Monday 9 April 2018

Hell


This Easter time saw some interesting discussions on the media. Some of them concerned the Pope’s apparent denial that hell existed.
We were treated to the intriguing sight of one journalist asking another, 
“Do you believe in hell?"
The other was completely taken aback and brushed the question aside. He clearly did not spend much time thinking about that subject, as he most likely did not believe in anything spiritual anyway.

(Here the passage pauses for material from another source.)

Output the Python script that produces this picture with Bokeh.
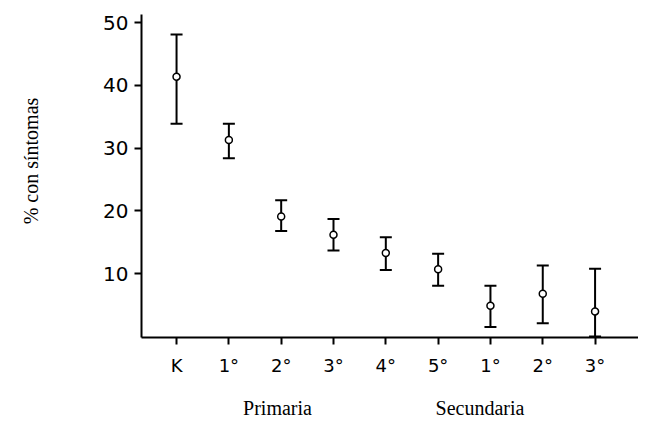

I am an unashamed believer in the existence of hell. Even atheists can identify something that they would refer to as hell. Jean-Paul Sartre once wrote a book entitled, 
“Hell is other people”
It is many decades since I studied that book at uni, but I seem to remember it was about a group of incompatible people forced to keep each other company to all eternity and getting on one another’s nerves. The story certainly ended up being rather hellish.
Many others agree that you can have experiences which strike you then and later as hell on earth. A First World War poet wrote a piece which began, 
“I died in hell; they call it Passchendaele”
Life on the Western Front during those years was indeed a living hell for tens of thousands of troops who were fighting for the the various combatant countries.
After the television discussion it was conceded that the Pope probably did not deny the existence of hell. To do so would have been to overthrow 2000 years of church teaching and would amount to heresy. He may have said something to the effect that hell is nowhere in space-time, not “down below”, any more than heaven is “up above”. It would then be in another dimension outside of time. Whether he believes, like some fashionable thinkers, that it does not involve a literal eternal torment, I do not know.
There is no doubt that Jesus meant us to take hell seriously. By some calculations, He actually did more teaching about hell than about heaven. He seemed to be quoting the Old Testament when He referred to eternal torment. In Isaiah 66:24 God says of His people,
And they shall go out and look on the dead bodies of the men who have rebelled against me. For their worm shall not die, their fire shall not be quenched, and they shall be an abhorrence to all flesh” (Isaiah 66:24 [ESV2011])
This imagery was eagerly seized on by preachers in the Middle Ages. They wanted to impress their congregations, often simple and uneducated folk, with lurid pictures of the consequences of not obeying God. There is, however, a way of looking at hell which may be more mature: hell is eternal separation from God. To enjoy eternity with God is bliss; if there is such a thing as time, you don’t notice it, because you are so absorbed in seeing the face of the Blessed One. To be removed from God’s presence for all eternity would give a sense of huge disappointment and loss.
The concept of hell certainly isn’t easy to fit into human logic (why would God allow such a distressing element in His creation to persist for all eternity?), but then God respects human choices. If humans are determined endlessly to reject Him, God honours their decision and allows them space to do precisely that.